Is checking the location of the sign bit enough to determine endianness of IEEE-754 float with respect to integer endianness?

Question

I recently wrote some code that uses memcpy to unpack float/double to unsigned integers of the appropriate width, and then uses some bit-shifting to separate the sign bit from the combined significand/exponent.

Note: For my use case, I don't need to separate the latter two parts from eachother, but I do need them in the correct order i.e: {sign, (exponent, significand)}, with the latter tuple packed as an unsigned int of sufficient width.

My code is working fine, thoroughly tested and no trouble; however I was a bit alarmed to discover that IEEE-754 doesn't specify the endianness of its binary interchange formats —which to my understanding, means there is a rare possibility that my bit-shifting may be incorrect in the rare occasions where float endianness ≠ integer endianness.

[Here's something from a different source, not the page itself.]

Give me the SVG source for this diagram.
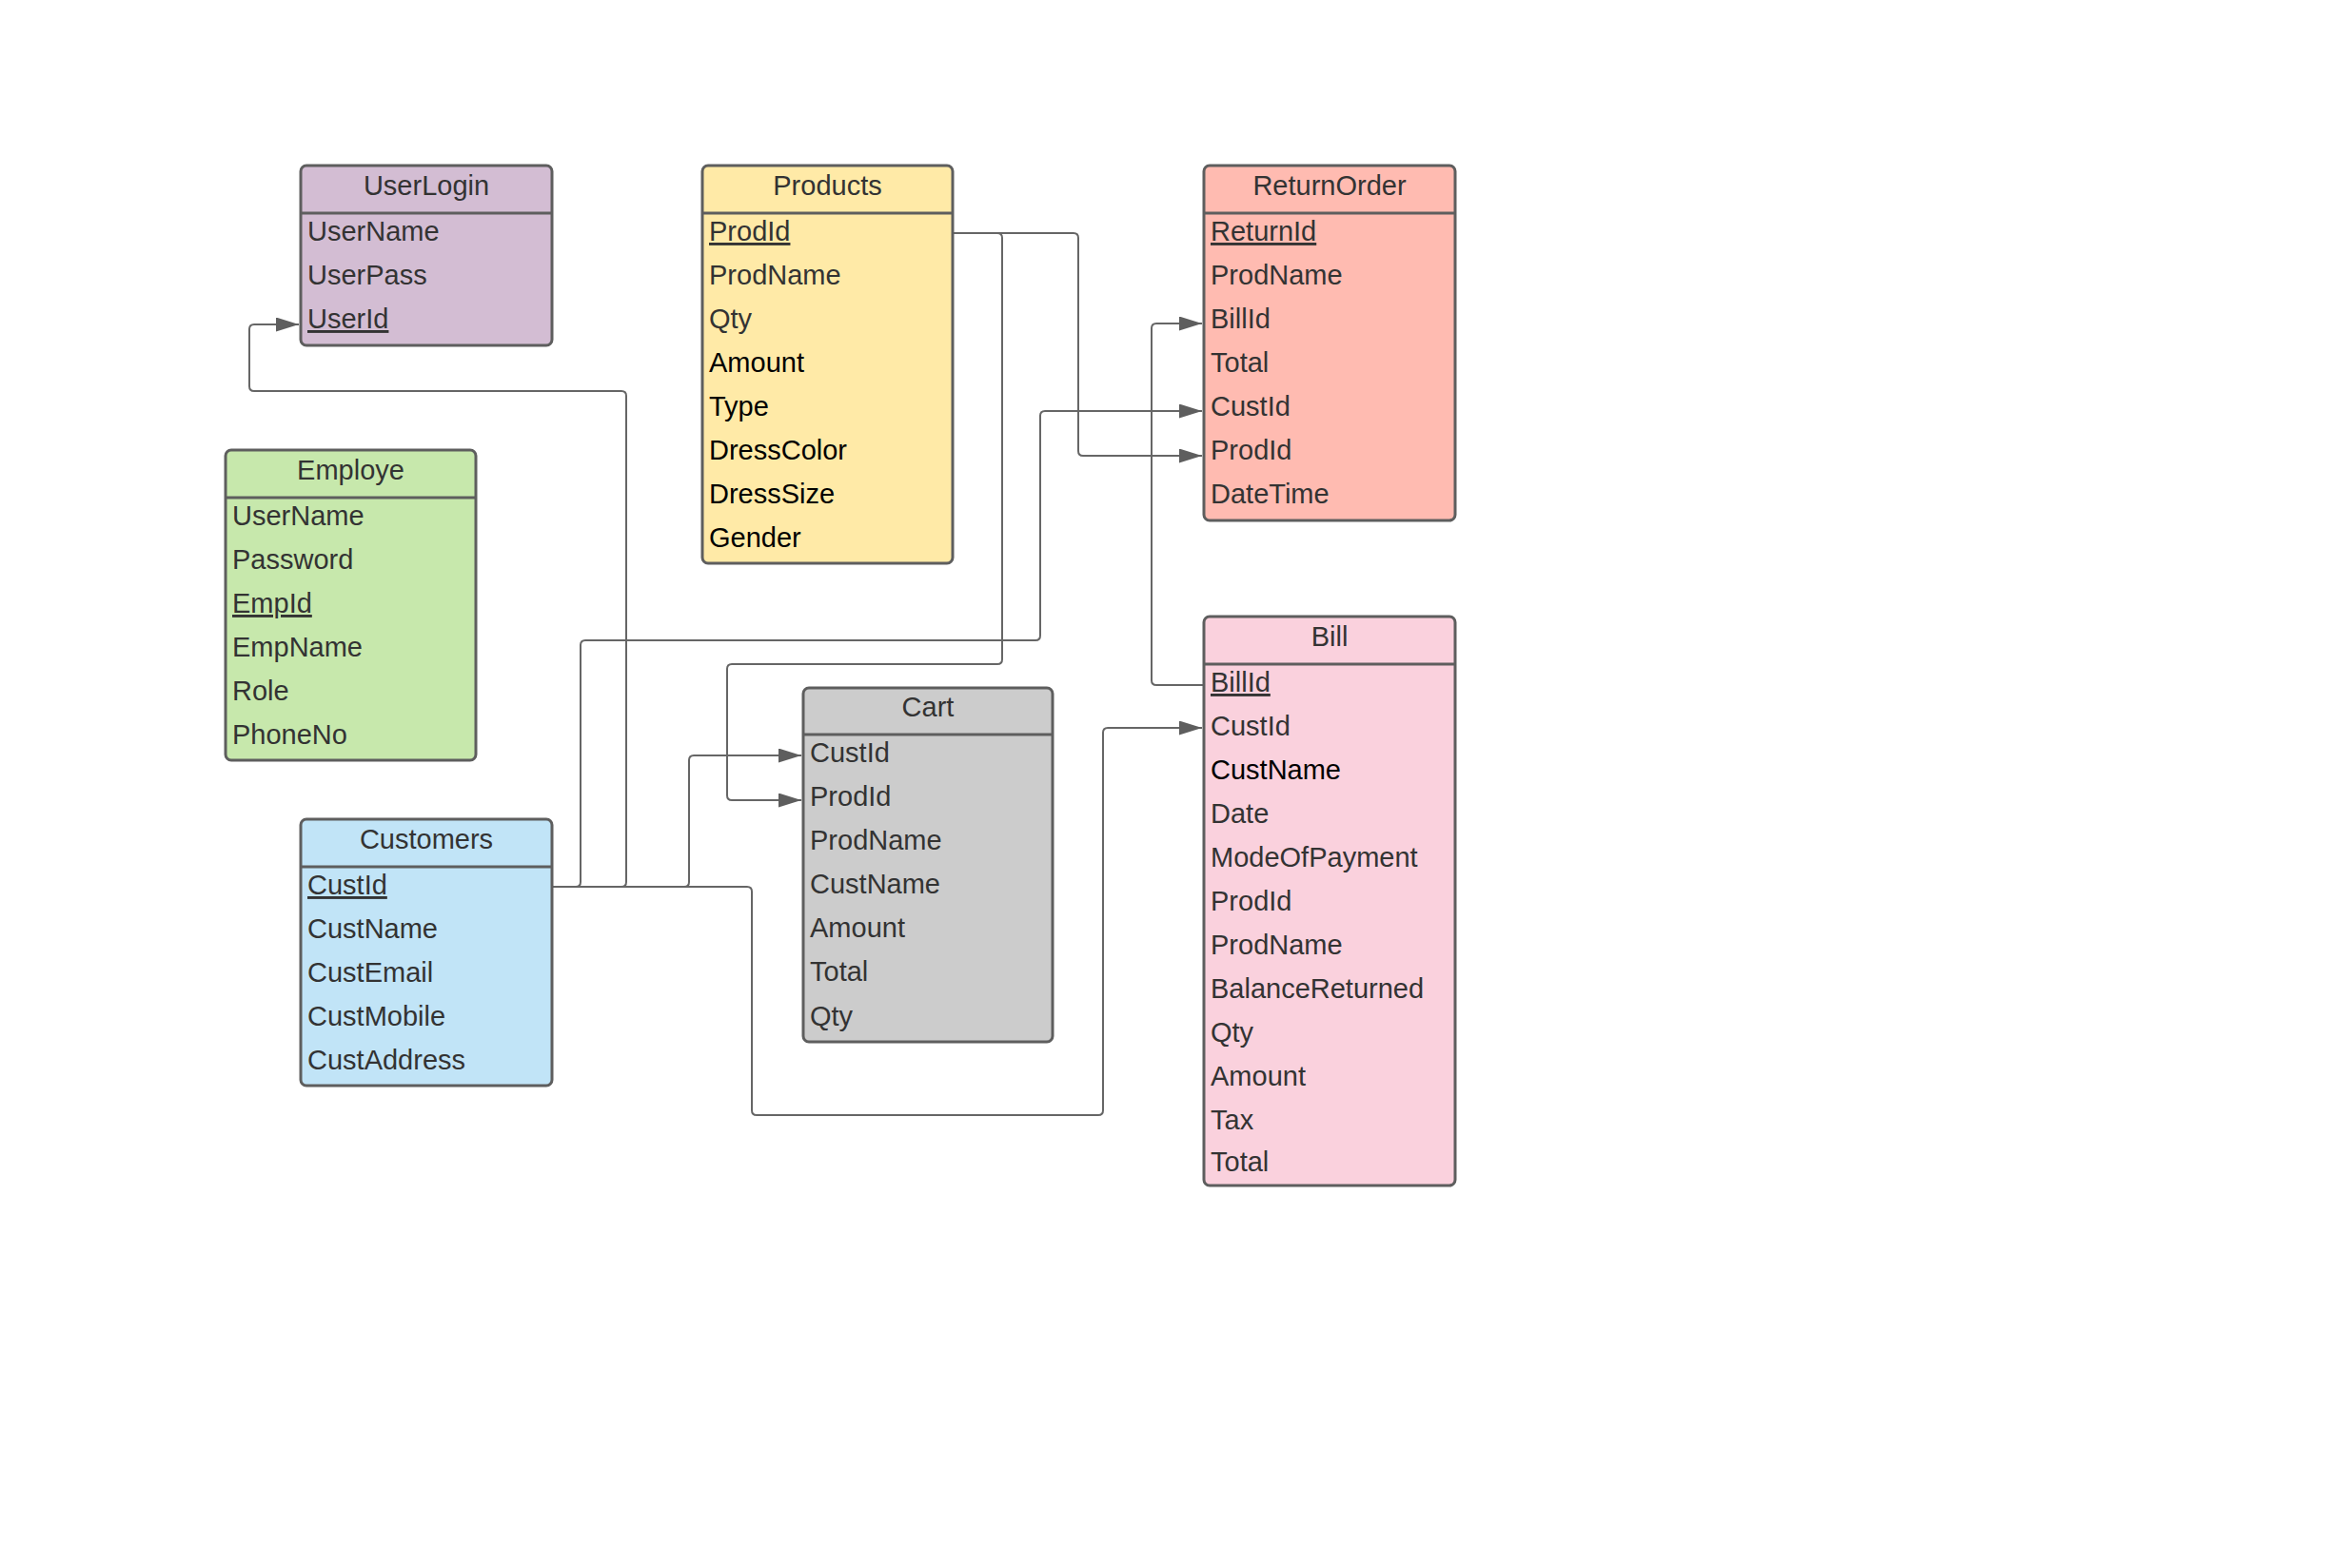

Based on the answered question here, my assumption is that given that bit-shifting is independent of actual endianness in storage, I only need to worry about whether the endianness of my floats matches that of my ints.
I devised the following code loosely following that in the linked answer, but avoiding the use of type-punning through pointer casts, which seems like unspecified/undefined behaviour territory to me:

#include <cstdint>
#include <cstring>

// SAME means "same as integer endianness"
enum class FloatEndian { UNKNOWN, SAME, OPPOSITE, };

FloatEndian endianness() {
    float check = -0.0f; // in IEEE-754, this should be all-zero significand and exponent with sign=1
    std::uint32_t view;
    std::memcpy(&view, &check, sizeof(check));
    switch (view) {
    case 0x80000000: // sign bit is in most significant byte
        return FloatEndian::SAME;
    case 0x00000080: // sign bit is in least significant byte
        return FloatEndian::OPPOSITE;
    default: // can't detect endianness of float
        return FloatEndian::UNKNOWN;
    }
}

If I ensure that my floats are indeed IEEE-754 with std::numeric_limits<T>::is_iec559, is my approach a robust and portable way of making sure I get the floats "the right way round" when I chop them up?

Answer 1

Is checking the location of the sign bit enough to determine endianness of IEEE-754 float with respect to integer endianness?

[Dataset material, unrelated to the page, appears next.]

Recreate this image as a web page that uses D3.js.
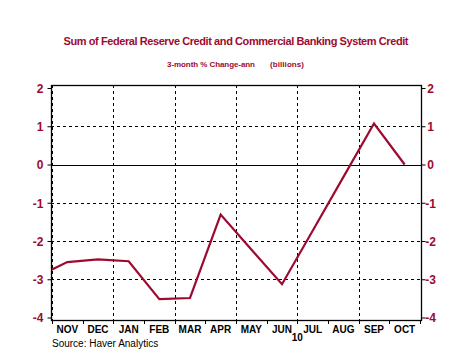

• As I read it, given the C++ spec and the C spec that it tends to also rely on, checking the sign bit is technically insufficient to determine endian relationship between float/uint32_t. It is likely practically sufficient as endians other than big/little are rare as well as differences between float/uint32_t endian.

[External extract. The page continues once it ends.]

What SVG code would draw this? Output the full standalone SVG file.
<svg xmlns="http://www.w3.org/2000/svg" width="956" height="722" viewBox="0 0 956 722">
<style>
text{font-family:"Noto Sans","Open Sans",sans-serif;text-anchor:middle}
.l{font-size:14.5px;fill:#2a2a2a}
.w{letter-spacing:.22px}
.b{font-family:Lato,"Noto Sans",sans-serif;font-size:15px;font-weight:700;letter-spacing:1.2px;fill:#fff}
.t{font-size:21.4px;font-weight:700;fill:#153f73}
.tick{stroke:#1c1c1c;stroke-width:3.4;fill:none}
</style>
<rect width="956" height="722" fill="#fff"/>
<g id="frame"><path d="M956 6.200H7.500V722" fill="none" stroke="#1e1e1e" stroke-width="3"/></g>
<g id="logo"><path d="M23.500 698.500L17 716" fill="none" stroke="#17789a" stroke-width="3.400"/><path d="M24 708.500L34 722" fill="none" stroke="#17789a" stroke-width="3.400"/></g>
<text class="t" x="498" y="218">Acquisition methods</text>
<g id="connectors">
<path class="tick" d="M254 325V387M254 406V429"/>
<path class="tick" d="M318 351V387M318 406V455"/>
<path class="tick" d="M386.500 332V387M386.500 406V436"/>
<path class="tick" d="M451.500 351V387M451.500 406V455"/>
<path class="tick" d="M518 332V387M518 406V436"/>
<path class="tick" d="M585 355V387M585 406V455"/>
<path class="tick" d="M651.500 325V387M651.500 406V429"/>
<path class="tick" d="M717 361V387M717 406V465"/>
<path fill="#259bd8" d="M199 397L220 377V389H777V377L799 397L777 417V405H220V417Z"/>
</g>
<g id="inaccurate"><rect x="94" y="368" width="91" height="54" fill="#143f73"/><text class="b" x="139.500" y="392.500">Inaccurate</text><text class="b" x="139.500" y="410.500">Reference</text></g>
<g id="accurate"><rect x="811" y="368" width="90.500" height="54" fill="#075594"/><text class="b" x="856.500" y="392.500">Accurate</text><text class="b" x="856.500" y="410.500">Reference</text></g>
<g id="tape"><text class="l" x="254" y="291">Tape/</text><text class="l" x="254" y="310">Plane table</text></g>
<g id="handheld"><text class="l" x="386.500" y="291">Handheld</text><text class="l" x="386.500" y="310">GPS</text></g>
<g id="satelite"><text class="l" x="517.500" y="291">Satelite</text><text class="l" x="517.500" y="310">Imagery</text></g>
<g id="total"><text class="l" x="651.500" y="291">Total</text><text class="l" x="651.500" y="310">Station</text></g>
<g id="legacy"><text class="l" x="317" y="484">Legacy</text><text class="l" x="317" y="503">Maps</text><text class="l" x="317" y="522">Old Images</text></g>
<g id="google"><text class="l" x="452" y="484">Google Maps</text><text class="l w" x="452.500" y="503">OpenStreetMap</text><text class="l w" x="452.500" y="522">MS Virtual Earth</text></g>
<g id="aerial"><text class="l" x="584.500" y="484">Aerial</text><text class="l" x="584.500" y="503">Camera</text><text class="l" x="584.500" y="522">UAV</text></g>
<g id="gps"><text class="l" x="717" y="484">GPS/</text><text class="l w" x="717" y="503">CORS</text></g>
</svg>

• I would suggest a different constant than -0.0f, maybe -0x1.ca8642p-113f which has the pattern 0x87654321 and would be a more thorough endian test. Quite unclear why OP wants to use a one's-bit-sparse -0.0f to discern 3 possible results.

• As mentioned by others, in C++, the test should be a compile time one, so thoroughness is not a run-time cost over the simplicity of only testing a sign bit.

• Relying on is_iec559 is true may unnecessarily limits portability as for that to be true, many non-finite compliance rules are needed. ref. Does your code really need quiet and signaling NANs?

• See also If is_iec559 is true, does that mean that I can extract exponent and mantissa in a well defined way?.

• I hope OP also tests that the sizeof(float) == sizeof(uint32_t) else memcpy(&view, &check, sizeof(check)) is bad code.

is my approach a robust and portable way of making sure I get the floats "the right way round" when I chop them up?

• Code is not as robust and portable as it could be.

• "when I chop them up" --> that code is not shown, so unanswerable. I am suspect of the endianness() goal that is used to support "uses memcpy to unpack float/double to unsigned integers of the appropriate width, and then uses some bit-shifting to separate the sign bit from the combined significand/exponent." It is that code that deserves review.